(Directions for this task):
Skip all pictures, then copy the lines from the start of the data through the line with "base = alt.Chart(df)", keeping both ends.
--------------------
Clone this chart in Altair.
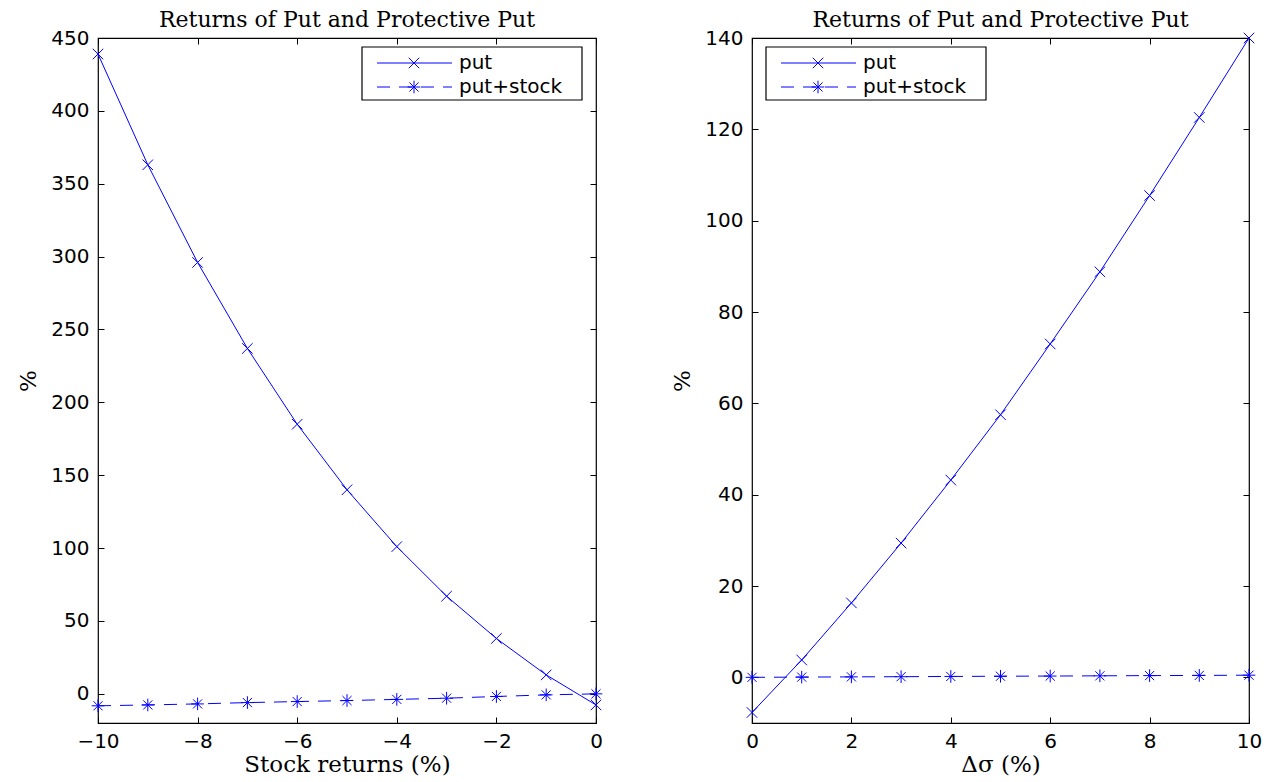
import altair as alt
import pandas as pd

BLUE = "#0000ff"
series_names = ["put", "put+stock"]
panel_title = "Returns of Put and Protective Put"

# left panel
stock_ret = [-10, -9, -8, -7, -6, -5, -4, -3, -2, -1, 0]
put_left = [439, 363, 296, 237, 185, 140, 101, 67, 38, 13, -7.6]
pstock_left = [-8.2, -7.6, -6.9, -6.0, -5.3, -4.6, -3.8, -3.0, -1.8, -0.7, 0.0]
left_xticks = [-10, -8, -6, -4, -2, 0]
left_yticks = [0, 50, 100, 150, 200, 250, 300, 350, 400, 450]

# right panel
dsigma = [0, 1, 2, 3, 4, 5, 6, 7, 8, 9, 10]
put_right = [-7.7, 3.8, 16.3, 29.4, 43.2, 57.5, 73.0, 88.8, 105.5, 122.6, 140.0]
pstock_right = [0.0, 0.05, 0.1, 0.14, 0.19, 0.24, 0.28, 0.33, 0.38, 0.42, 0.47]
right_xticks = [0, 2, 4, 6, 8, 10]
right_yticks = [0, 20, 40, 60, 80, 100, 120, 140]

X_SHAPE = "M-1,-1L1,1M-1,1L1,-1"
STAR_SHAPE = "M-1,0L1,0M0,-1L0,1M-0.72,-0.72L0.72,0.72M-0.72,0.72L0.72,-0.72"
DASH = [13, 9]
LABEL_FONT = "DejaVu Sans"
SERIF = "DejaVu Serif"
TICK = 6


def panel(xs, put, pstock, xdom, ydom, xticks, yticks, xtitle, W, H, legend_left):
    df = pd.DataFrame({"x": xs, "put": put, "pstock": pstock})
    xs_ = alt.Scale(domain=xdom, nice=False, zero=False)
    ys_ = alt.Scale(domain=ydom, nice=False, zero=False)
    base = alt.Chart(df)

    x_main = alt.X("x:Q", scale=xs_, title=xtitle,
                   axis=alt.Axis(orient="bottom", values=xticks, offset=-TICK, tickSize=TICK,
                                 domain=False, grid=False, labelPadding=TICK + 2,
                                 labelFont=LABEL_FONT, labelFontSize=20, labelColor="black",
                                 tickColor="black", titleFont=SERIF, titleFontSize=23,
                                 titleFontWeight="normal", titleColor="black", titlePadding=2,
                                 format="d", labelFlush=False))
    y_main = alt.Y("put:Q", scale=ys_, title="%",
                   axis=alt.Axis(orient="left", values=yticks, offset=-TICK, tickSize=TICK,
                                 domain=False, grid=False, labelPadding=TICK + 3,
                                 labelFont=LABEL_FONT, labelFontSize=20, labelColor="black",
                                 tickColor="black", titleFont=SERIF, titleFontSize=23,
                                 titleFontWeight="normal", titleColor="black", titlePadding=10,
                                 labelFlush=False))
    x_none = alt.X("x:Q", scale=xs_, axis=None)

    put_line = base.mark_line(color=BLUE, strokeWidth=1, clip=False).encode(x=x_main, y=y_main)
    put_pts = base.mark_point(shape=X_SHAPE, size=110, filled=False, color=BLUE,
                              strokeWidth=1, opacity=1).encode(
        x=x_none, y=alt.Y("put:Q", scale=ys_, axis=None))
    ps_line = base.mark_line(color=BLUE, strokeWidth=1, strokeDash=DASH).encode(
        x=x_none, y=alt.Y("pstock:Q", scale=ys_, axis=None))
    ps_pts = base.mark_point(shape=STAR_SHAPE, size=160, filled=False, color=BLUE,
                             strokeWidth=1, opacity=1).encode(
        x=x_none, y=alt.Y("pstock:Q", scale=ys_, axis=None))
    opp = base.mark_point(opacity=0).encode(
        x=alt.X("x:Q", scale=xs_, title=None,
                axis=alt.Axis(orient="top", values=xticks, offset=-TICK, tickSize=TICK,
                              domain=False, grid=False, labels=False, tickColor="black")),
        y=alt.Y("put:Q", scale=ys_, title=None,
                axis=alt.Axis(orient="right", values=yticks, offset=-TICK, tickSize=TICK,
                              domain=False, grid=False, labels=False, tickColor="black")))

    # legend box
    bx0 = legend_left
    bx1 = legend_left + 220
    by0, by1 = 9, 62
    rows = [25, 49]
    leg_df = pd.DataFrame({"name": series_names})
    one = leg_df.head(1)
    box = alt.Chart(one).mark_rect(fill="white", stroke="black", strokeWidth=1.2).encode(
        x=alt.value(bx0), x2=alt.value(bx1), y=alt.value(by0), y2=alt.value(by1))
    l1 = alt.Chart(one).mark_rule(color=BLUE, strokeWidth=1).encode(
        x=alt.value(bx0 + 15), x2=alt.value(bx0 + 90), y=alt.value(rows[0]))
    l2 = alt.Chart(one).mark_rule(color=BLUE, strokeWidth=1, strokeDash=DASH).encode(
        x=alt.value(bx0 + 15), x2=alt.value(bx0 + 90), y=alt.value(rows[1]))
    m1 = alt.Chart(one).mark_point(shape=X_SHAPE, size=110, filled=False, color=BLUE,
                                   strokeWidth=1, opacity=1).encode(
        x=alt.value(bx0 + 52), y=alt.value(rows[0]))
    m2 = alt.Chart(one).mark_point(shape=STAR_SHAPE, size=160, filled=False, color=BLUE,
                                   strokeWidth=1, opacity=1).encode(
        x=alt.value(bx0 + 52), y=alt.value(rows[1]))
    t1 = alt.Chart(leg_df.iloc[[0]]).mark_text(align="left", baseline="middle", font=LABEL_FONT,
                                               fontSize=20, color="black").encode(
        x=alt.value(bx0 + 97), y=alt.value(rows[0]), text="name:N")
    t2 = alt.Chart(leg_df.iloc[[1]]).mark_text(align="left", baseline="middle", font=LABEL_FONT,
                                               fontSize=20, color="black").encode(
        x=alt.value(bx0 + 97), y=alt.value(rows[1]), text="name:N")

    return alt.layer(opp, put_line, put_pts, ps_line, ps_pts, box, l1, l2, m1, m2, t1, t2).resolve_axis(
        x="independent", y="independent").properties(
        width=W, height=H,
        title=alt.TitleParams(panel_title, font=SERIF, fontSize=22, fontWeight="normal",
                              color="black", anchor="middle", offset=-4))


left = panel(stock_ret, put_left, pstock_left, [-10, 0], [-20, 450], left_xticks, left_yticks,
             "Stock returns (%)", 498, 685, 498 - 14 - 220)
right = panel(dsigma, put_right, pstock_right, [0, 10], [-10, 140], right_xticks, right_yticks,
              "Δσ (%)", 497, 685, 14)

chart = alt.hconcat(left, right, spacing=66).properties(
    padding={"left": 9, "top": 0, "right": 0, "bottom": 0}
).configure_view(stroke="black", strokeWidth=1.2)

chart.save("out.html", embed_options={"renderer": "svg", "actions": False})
--------------------
(Task solution):
Clone this chart in Altair.
import altair as alt
import pandas as pd

BLUE = "#0000ff"
series_names = ["put", "put+stock"]
panel_title = "Returns of Put and Protective Put"

# left panel
stock_ret = [-10, -9, -8, -7, -6, -5, -4, -3, -2, -1, 0]
put_left = [439, 363, 296, 237, 185, 140, 101, 67, 38, 13, -7.6]
pstock_left = [-8.2, -7.6, -6.9, -6.0, -5.3, -4.6, -3.8, -3.0, -1.8, -0.7, 0.0]
left_xticks = [-10, -8, -6, -4, -2, 0]
left_yticks = [0, 50, 100, 150, 200, 250, 300, 350, 400, 450]

# right panel
dsigma = [0, 1, 2, 3, 4, 5, 6, 7, 8, 9, 10]
put_right = [-7.7, 3.8, 16.3, 29.4, 43.2, 57.5, 73.0, 88.8, 105.5, 122.6, 140.0]
pstock_right = [0.0, 0.05, 0.1, 0.14, 0.19, 0.24, 0.28, 0.33, 0.38, 0.42, 0.47]
right_xticks = [0, 2, 4, 6, 8, 10]
right_yticks = [0, 20, 40, 60, 80, 100, 120, 140]

X_SHAPE = "M-1,-1L1,1M-1,1L1,-1"
STAR_SHAPE = "M-1,0L1,0M0,-1L0,1M-0.72,-0.72L0.72,0.72M-0.72,0.72L0.72,-0.72"
DASH = [13, 9]
LABEL_FONT = "DejaVu Sans"
SERIF = "DejaVu Serif"
TICK = 6


def panel(xs, put, pstock, xdom, ydom, xticks, yticks, xtitle, W, H, legend_left):
    df = pd.DataFrame({"x": xs, "put": put, "pstock": pstock})
    xs_ = alt.Scale(domain=xdom, nice=False, zero=False)
    ys_ = alt.Scale(domain=ydom, nice=False, zero=False)
    base = alt.Chart(df)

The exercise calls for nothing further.